Last winter saw near record cold in the U.S. and Canada, the Philippines was hit with the most powerful typhoon ever to make landfall, and large parts of the UK experienced the the worst floods  since 1948. December and January were the wettest for those months since detailed data was first published, in 1910. By contrast in Northern France last winter it did rain, but for the first time since I moved to the region in 1976, the temperature never got below freezing, and it never snowed.

Unlike catastrophe models, which are increasingly sophisticated and incorporate more and more relevant data, climate models are a more of a leap in the dark. The data available may, or may not, be relevant to the present, let alone the future. Even the best models can’t predict exactly what future weather patterns will be, only that they will be different, and in all likelihood hotter and wetter.
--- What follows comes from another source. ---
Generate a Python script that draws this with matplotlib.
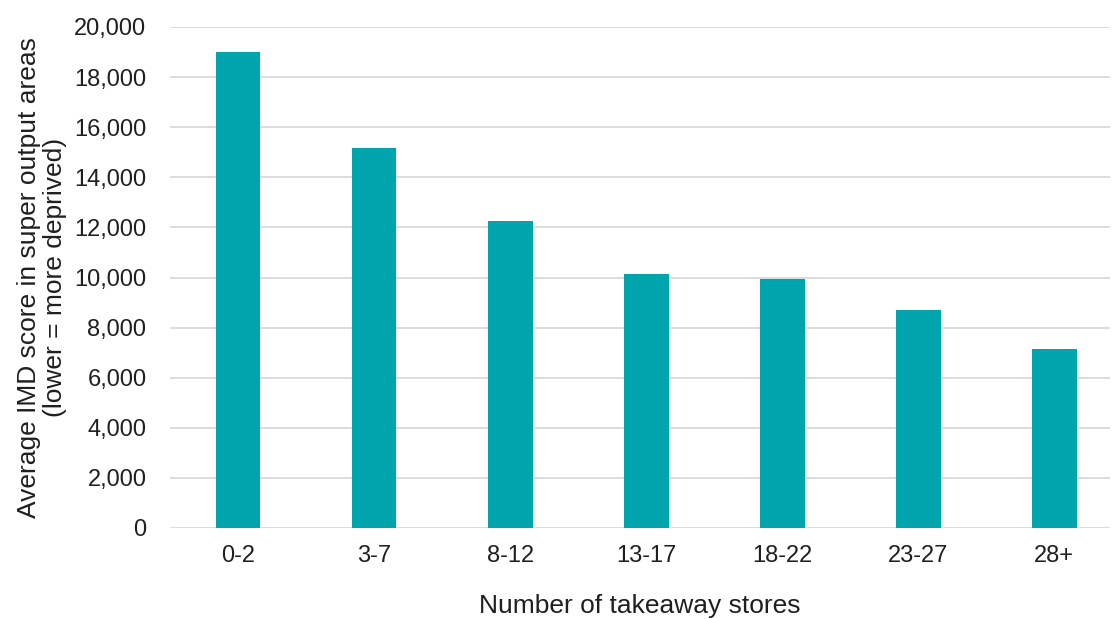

"You need to improve risk management,” create “awareness, incentivize and lobby authorities, unless you want to shift the risk back to the client.” Prof. Richard Tol of the Economics Dept. of the University of Sussex

This situation creates more risks, as it produces greater uncertainty, and it calls for solutions that can address what is known about those risks in ways that may lessen their effects. The re/insurance industry is perhaps the first line of defense in those efforts. It provides the capital to underwrite property policies, and is in a position to induce governmental authorities on both local and national levels to impose regulations that will mitigate rising sea levels, stronger windstorms, increased flooding, droughts and wildfires.

“Your uncertainty has increased,” Tol said; “so you need more risk capital, higher premiums, more cat bonds, integration with banks, and backup by governments.” Or, put another way, “you need to improve risk management,” create “awareness, incentivize and lobby authorities, unless you want to shift the risk back to the client.”